Over the years, several patrons have aggrieved the loss of Irani cafés. Rakesh Bhatt, a veteran Mumbaikar who was a regular at Britannia, dives into nostalgia as he states, “The time I have spent here with my friends during my formative years of college are indelible. We basked in the Berry Pulao and Raspberry Soda. The taste of the inimitable caramel custard still lingers when it crosses my mind. The balcony tables were our patent quarters. It is truly distressing to see that the café would shut down in a few years. I wonder whether my future generations would ever know what Irani cafés were all about.”

Sipping on their fresh lime sodas, a group of customers at the café express their unwillingness to part with Café Britannia.

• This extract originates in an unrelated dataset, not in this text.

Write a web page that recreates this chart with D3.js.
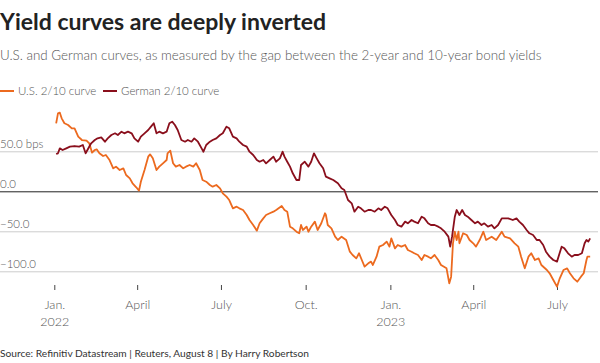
<!DOCTYPE html>
<html>
<head>
<meta charset="utf-8">
<script src="https://cdn.jsdelivr.net/npm/d3@7"></script>
<style>
    body { margin: 0; background: #fff; }
    svg { display: block; font-family: Lato, "Noto Sans", sans-serif; }
</style>
</head>
<body>
<div id="chart"></div>
<script>
// Yield curves chart: U.S. and German 2/10 spreads in basis points

const width = 600;
const height = 363;

// ---------- Data ----------

const usDates = [
    "2022-01-03", "2022-01-05", "2022-01-07", "2022-01-09", "2022-01-12", "2022-01-16", "2022-01-20", "2022-01-23",
    "2022-01-27", "2022-01-31", "2022-02-05", "2022-02-08", "2022-02-11", "2022-02-14", "2022-02-16", "2022-02-19",
    "2022-02-23", "2022-02-26", "2022-03-02", "2022-03-06", "2022-03-09", "2022-03-13", "2022-03-17", "2022-03-20",
    "2022-03-24", "2022-03-27", "2022-03-31", "2022-04-03", "2022-04-05", "2022-04-09", "2022-04-13", "2022-04-15",
    "2022-04-18", "2022-04-22", "2022-04-25", "2022-04-29", "2022-05-03", "2022-05-04", "2022-05-07", "2022-05-10",
    "2022-05-13", "2022-05-17", "2022-05-21", "2022-05-24", "2022-05-28", "2022-06-01", "2022-06-04", "2022-06-08",
    "2022-06-11", "2022-06-15", "2022-06-19", "2022-06-22", "2022-06-26", "2022-06-30", "2022-07-03", "2022-07-07",
    "2022-07-10", "2022-07-14", "2022-07-18", "2022-07-21", "2022-07-25", "2022-07-29", "2022-08-01", "2022-08-05",
    "2022-08-09", "2022-08-12", "2022-08-16", "2022-08-19", "2022-08-23", "2022-08-27", "2022-08-30", "2022-09-05",
    "2022-09-08", "2022-09-11", "2022-09-14", "2022-09-17", "2022-09-21", "2022-09-24", "2022-09-26", "2022-09-28",
    "2022-10-02", "2022-10-04", "2022-10-07", "2022-10-11", "2022-10-14", "2022-10-18", "2022-10-22", "2022-10-23",
    "2022-10-25", "2022-10-29", "2022-11-02", "2022-11-05", "2022-11-09", "2022-11-14", "2022-11-18", "2022-11-21",
    "2022-11-25", "2022-11-28", "2022-12-01", "2022-12-04", "2022-12-08", "2022-12-11", "2022-12-13", "2022-12-17",
    "2022-12-20", "2022-12-24", "2022-12-28", "2022-12-31", "2023-01-02", "2023-01-06", "2023-01-09", "2023-01-13",
    "2023-01-17", "2023-01-20", "2023-01-24", "2023-01-27", "2023-01-31", "2023-02-04", "2023-02-07", "2023-02-11",
    "2023-02-14", "2023-02-18", "2023-02-22", "2023-02-25", "2023-03-03", "2023-03-06", "2023-03-08", "2023-03-10",
    "2023-03-12", "2023-03-14", "2023-03-16", "2023-03-17", "2023-03-21", "2023-03-25", "2023-03-28", "2023-04-01",
    "2023-04-04", "2023-04-08", "2023-04-12", "2023-04-15", "2023-04-21", "2023-04-26", "2023-05-02", "2023-05-05",
    "2023-05-11", "2023-05-16", "2023-05-20", "2023-05-23", "2023-05-27", "2023-05-31", "2023-06-03", "2023-06-07",
    "2023-06-11", "2023-06-14", "2023-06-20", "2023-06-23", "2023-06-27", "2023-07-01", "2023-07-04", "2023-07-08",
    "2023-07-12", "2023-07-15", "2023-07-19", "2023-07-23", "2023-07-27", "2023-07-30", "2023-08-02", "2023-08-03",
    "2023-08-06"
];

const usValues = [
    85, 97.5, 98.3, 91.2, 85, 82.9, 78.7, 78.7,
    68.3, 64.1, 63.3, 60, 48.3, 51.6, 52.5, 47.5,
    44.1, 45.4, 39.1, 28.7, 30.8, 26.6, 28.7, 20.4,
    16.2, 10, 5, 0.8, 12, 26.6, 43.3, 46.2,
    41.2, 26.6, 30.8, 35, 39.1, 47.5, 50.8, 35,
    30.8, 32.9, 28.7, 30.8, 32.9, 30.8, 35, 26.6,
    14.1, 12, 7.9, 5.8, 7.9, 3.7, -2.5, -6.7,
    -10.9, -21.3, -19.2, -21.3, -23.4, -29.6, -35.9, -42.1,
    -49.2, -40, -33.8, -29.6, -27.5, -25.5, -23.4, -18.4,
    -23.4, -25.5, -44.2, -46.3, -50.5, -52.5, -42.1, -48.4,
    -44.2, -50.5, -44.2, -37.9, -48.4, -40, -27.5, -29.6,
    -42.1, -46.3, -56.7, -60.9, -56.7, -60.9, -75.5, -79.6,
    -83.8, -77.5, -85.9, -94.2, -90, -87.9, -92.1, -81.7,
    -69.2, -67.1, -62.9, -69.2, -58.8, -71.3, -67.1, -69.2,
    -67.1, -73.4, -75.5, -77.5, -79.6, -85.9, -79.6, -81.7,
    -83.8, -79.6, -85.9, -92.1, -96.3, -115, -106.7, -65,
    -50.5, -60.9, -50.5, -65, -52.5, -54.6, -60.9, -65,
    -69.2, -60.9, -50.5, -60.9, -56.7, -60.9, -50.5, -56.7,
    -58.8, -65, -69.2, -81.7, -96.3, -81.7, -77.5, -85.9,
    -83.8, -92.1, -98.4, -102.5, -110.9, -119.2, -108.8, -98.4,
    -96.3, -102.5, -108.8, -113, -106.7, -102.5, -85.9, -81.7,
    -81.7
];

const deDates = [
    "2022-01-03", "2022-01-05", "2022-01-07", "2022-01-10", "2022-01-14", "2022-01-18", "2022-01-23", "2022-01-28",
    "2022-02-01", "2022-02-04", "2022-02-06", "2022-02-10", "2022-02-14", "2022-02-17", "2022-02-21", "2022-02-25",
    "2022-02-28", "2022-03-04", "2022-03-08", "2022-03-11", "2022-03-15", "2022-03-18", "2022-03-22", "2022-03-26",
    "2022-03-29", "2022-04-02", "2022-04-05", "2022-04-09", "2022-04-13", "2022-04-16", "2022-04-19", "2022-04-22",
    "2022-04-25", "2022-04-29", "2022-05-03", "2022-05-06", "2022-05-09", "2022-05-12", "2022-05-15", "2022-05-19",
    "2022-05-23", "2022-05-26", "2022-05-30", "2022-06-02", "2022-06-06", "2022-06-10", "2022-06-12", "2022-06-15",
    "2022-06-19", "2022-06-22", "2022-06-26", "2022-06-30", "2022-07-03", "2022-07-07", "2022-07-10", "2022-07-14",
    "2022-07-18", "2022-07-21", "2022-07-25", "2022-07-29", "2022-08-01", "2022-08-05", "2022-08-09", "2022-08-12",
    "2022-08-16", "2022-08-19", "2022-08-23", "2022-08-27", "2022-08-30", "2022-09-03", "2022-09-06", "2022-09-08",
    "2022-09-11", "2022-09-14", "2022-09-17", "2022-09-21", "2022-09-24", "2022-09-26", "2022-09-30", "2022-10-04",
    "2022-10-07", "2022-10-10", "2022-10-13", "2022-10-16", "2022-10-20", "2022-10-23", "2022-10-27", "2022-10-31",
    "2022-11-05", "2022-11-09", "2022-11-12", "2022-11-16", "2022-11-20", "2022-11-23", "2022-11-27", "2022-11-30",
    "2022-12-04", "2022-12-08", "2022-12-11", "2022-12-15", "2022-12-19", "2022-12-22", "2022-12-26", "2022-12-29",
    "2023-01-02", "2023-01-06", "2023-01-09", "2023-01-13", "2023-01-17", "2023-01-20", "2023-01-24", "2023-01-27",
    "2023-01-31", "2023-02-04", "2023-02-07", "2023-02-11", "2023-02-14", "2023-02-18", "2023-02-22", "2023-02-25",
    "2023-03-01", "2023-03-05", "2023-03-07", "2023-03-09", "2023-03-12", "2023-03-14", "2023-03-17", "2023-03-20",
    "2023-03-23", "2023-03-26", "2023-03-30", "2023-04-03", "2023-04-06", "2023-04-10", "2023-04-13", "2023-04-17",
    "2023-04-21", "2023-04-24", "2023-04-28", "2023-05-02", "2023-05-05", "2023-05-09", "2023-05-14", "2023-05-18",
    "2023-05-21", "2023-05-25", "2023-05-29", "2023-06-01", "2023-06-05", "2023-06-09", "2023-06-12", "2023-06-16",
    "2023-06-19", "2023-06-23", "2023-06-27", "2023-07-01", "2023-07-06", "2023-07-09", "2023-07-13", "2023-07-17",
    "2023-07-20", "2023-07-24", "2023-07-28", "2023-07-31", "2023-08-02", "2023-08-04", "2023-08-06"
];

const deValues = [
    46.6, 47.5, 53.7, 51.6, 53.7, 55.8, 56.6, 55.8,
    57.9, 47.5, 51.6, 60, 64.1, 66.2, 67.5, 62,
    66.2, 70.4, 72.5, 70.4, 74.5, 72.5, 74.5, 72.5,
    66.2, 62, 68.3, 72.5, 76.6, 80.8, 85, 72.5,
    74.5, 72.5, 74.5, 85, 87, 82.9, 76.6, 64.1,
    62, 64.1, 62, 66.2, 62, 53.7, 49.5, 57.9,
    62, 64.1, 66.2, 70.4, 72.5, 80.8, 78.7, 68.3,
    66.2, 62, 57.9, 55.8, 49.5, 45.4, 39.1, 37,
    39.1, 35, 39.1, 43.3, 37, 41.2, 49.5, 43.3,
    37, 30.8, 22.5, 14.1, 14.1, 32.9, 37, 30.8,
    37, 47.5, 41.2, 35, 28.7, 18.3, 16.2, 14.1,
    10, 3.7, 1.6, -10.9, -15, -25.5, -19.2, -21.3,
    -25.5, -23.4, -23.4, -25.5, -21.3, -23.4, -19.2, -21.3,
    -29.6, -35.9, -42.1, -44.2, -37.9, -40, -35.9, -37.9,
    -40, -31.7, -33.8, -40, -42.1, -42.1, -44.2, -46.3,
    -50.5, -56.7, -69.2, -56.7, -31.7, -23.4, -29.6, -23.4,
    -29.6, -31.7, -35.9, -40, -37.9, -42.1, -40, -44.2,
    -42.1, -46.3, -42.1, -33.8, -33.8, -33.8, -35.9, -33.8,
    -37.9, -42.1, -48.4, -52.5, -54.6, -60.9, -60.9, -67.1,
    -75.5, -81.7, -85.9, -87.9, -69.2, -71.3, -77.5, -81.7,
    -79.6, -79.6, -77.5, -65, -60.9, -62.9, -58.8
];

const yTicks = [50, 0, -50, -100];
const xTickDates = ["2022-01-01", "2022-04-01", "2022-07-01", "2022-10-01", "2023-01-01", "2023-04-01", "2023-07-01"];
const xTickLabels = [["Jan.", "2022"], ["April"], ["July"], ["Oct."], ["Jan.", "2023"], ["April"], ["July"]];

const parseDate = d3.timeParse("%Y-%m-%d");

const series = [
    { name: "U.S. 2/10 curve", color: "#ec6a1f", dates: usDates, values: usValues },
    { name: "German 2/10 curve", color: "#8a0f1c", dates: deDates, values: deValues }
];

// ---------- SVG ----------

const svg = d3.select("#chart")
    .append("svg")
    .attr("width", width)
    .attr("height", height);

// Titles
svg.append("text")
    .attr("x", 0)
    .attr("y", 30)
    .attr("font-size", 23)
    .attr("font-weight", 700)
    .attr("fill", "#222")
    .text("Yield curves are deeply inverted");

svg.append("text")
    .attr("x", 0)
    .attr("y", 60)
    .attr("font-size", 13.4)
    .attr("font-weight", 300)
    .attr("fill", "#555")
    .text("U.S. and German curves, as measured by the gap between the 2-year and 10-year bond yields");

// Legend
const legend = svg.append("g").attr("transform", "translate(0, 91)");
const legendX = [0, 103];
series.forEach((s, i) => {
    legend.append("line")
        .attr("x1", legendX[i])
        .attr("x2", legendX[i] + 14)
        .attr("stroke", s.color)
        .attr("stroke-width", 2);
    legend.append("text")
        .attr("x", legendX[i] + 18)
        .attr("y", 4)
        .attr("font-size", 11.5)
        .attr("font-weight", 300)
        .attr("fill", "#555")
        .text(s.name);
});

// ---------- Scales ----------

const xScale = d3.scaleTime()
    .domain([parseDate("2022-01-01"), parseDate("2023-08-08")])
    .range([54.3, 592]);

const yScale = d3.scaleLinear()
    .domain([-100, 50])
    .range([271.3, 151.3]);

// Gridlines with labels sitting above them
const yAxis = d3.axisRight(yScale)
    .tickValues(yTicks)
    .tickSize(598)
    .tickFormat(d => d === 50 ? "50.0 bps" : d3.format(".1f")(d).replace("-", "\u2212"));

const yAxisGroup = svg.append("g").call(yAxis);
yAxisGroup.select(".domain").remove();
yAxisGroup.selectAll(".tick line")
    .attr("stroke", d => d === 0 ? "#222" : "#ccc")
    .attr("stroke-width", 1);
yAxisGroup.selectAll(".tick text")
    .attr("x", 0)
    .attr("dy", -4)
    .attr("text-anchor", "start")
    .attr("font-family", "Lato, sans-serif")
    .attr("font-size", 11.5)
    .attr("font-weight", 300)
    .attr("fill", "#555");

// x axis with month ticks
const xAxis = d3.axisBottom(xScale)
    .tickValues(xTickDates.map(parseDate))
    .tickSize(5)
    .tickFormat("");

const xAxisGroup = svg.append("g")
    .attr("transform", "translate(0, 285)")
    .call(xAxis);
xAxisGroup.select(".domain").remove();
xAxisGroup.selectAll(".tick line").attr("stroke", "#444");
xAxisGroup.selectAll(".tick").each(function (d, i) {
    const t = d3.select(this).append("text")
        .attr("text-anchor", "middle")
        .attr("font-family", "Lato, sans-serif")
        .attr("font-size", 12.5)
        .attr("font-weight", 300)
        .attr("fill", "#555");
    xTickLabels[i].forEach((line, j) => {
        t.append("tspan").attr("x", 0).attr("y", 24 + j * 16.5).text(line);
    });
});

// ---------- Lines ----------

const lineGenerator = d3.line()
    .x(d => xScale(d.date))
    .y(d => yScale(d.value));

series.forEach(s => {
    const points = s.dates.map((d, i) => ({ date: parseDate(d), value: s.values[i] }));
    svg.append("path")
        .datum(points)
        .attr("fill", "none")
        .attr("stroke", s.color)
        .attr("stroke-width", 1.8)
        .attr("stroke-linejoin", "round")
        .attr("d", lineGenerator);
});

// Source
svg.append("text")
    .attr("x", 0)
    .attr("y", 357)
    .attr("font-size", 10.2)
    .attr("fill", "#333")
    .text("Source: Refinitiv Datastream | Reuters, August 8 | By Harry Robertson");
</script>
</body>
</html>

They say, “The best part about coming to Britannia for lunch is the gracious hospitality. Boman uncle personally takes the orders and makes us feel at home. The staff too is very patient and never urges us to hurry out. We would never want this place to close down. It’s a part of our heritage and must be preserved. ”

While the regulars of the Irani cafes are rooting to save them from extinction, the city’s present younger generation is quite unaware about these legendary cafes. Ayush Rana a collegian says, “I had heard about an Irani Café from my father since he use to spend time there during his college days. But I have never visited one, although I would love to frequent such a place with my friends that is less expensive as compared to the popular coffee shops. But all the Irani cafes today are located mostly in South Mumbai and my college is in the suburb.”

In a world where change is the only constant, people change preferences and move on to accept the new innovations. With the rising number of the current breed of coffee chains and eateries, cafes like Britannia are apprehending their extinction. As we lose a part of the city’s heritage with every closing Irani café, some owners try their level best to keep up the legacy and endow the city with more such classic memories. Offering franchise opportunities or renting space to keen buyers could work out as saviours.

Café Britannia is here to stay for only a few years now. But the infinite reminiscences and emotions associated with the space will be cherished by generations. A business based on sentiments that believes ‘There is no love greater than the love of eating’, Café Britannia & Company always lived up to its affability and is now awaiting only a miracle to save the depleting heritage as are the other remaining Irani cafes.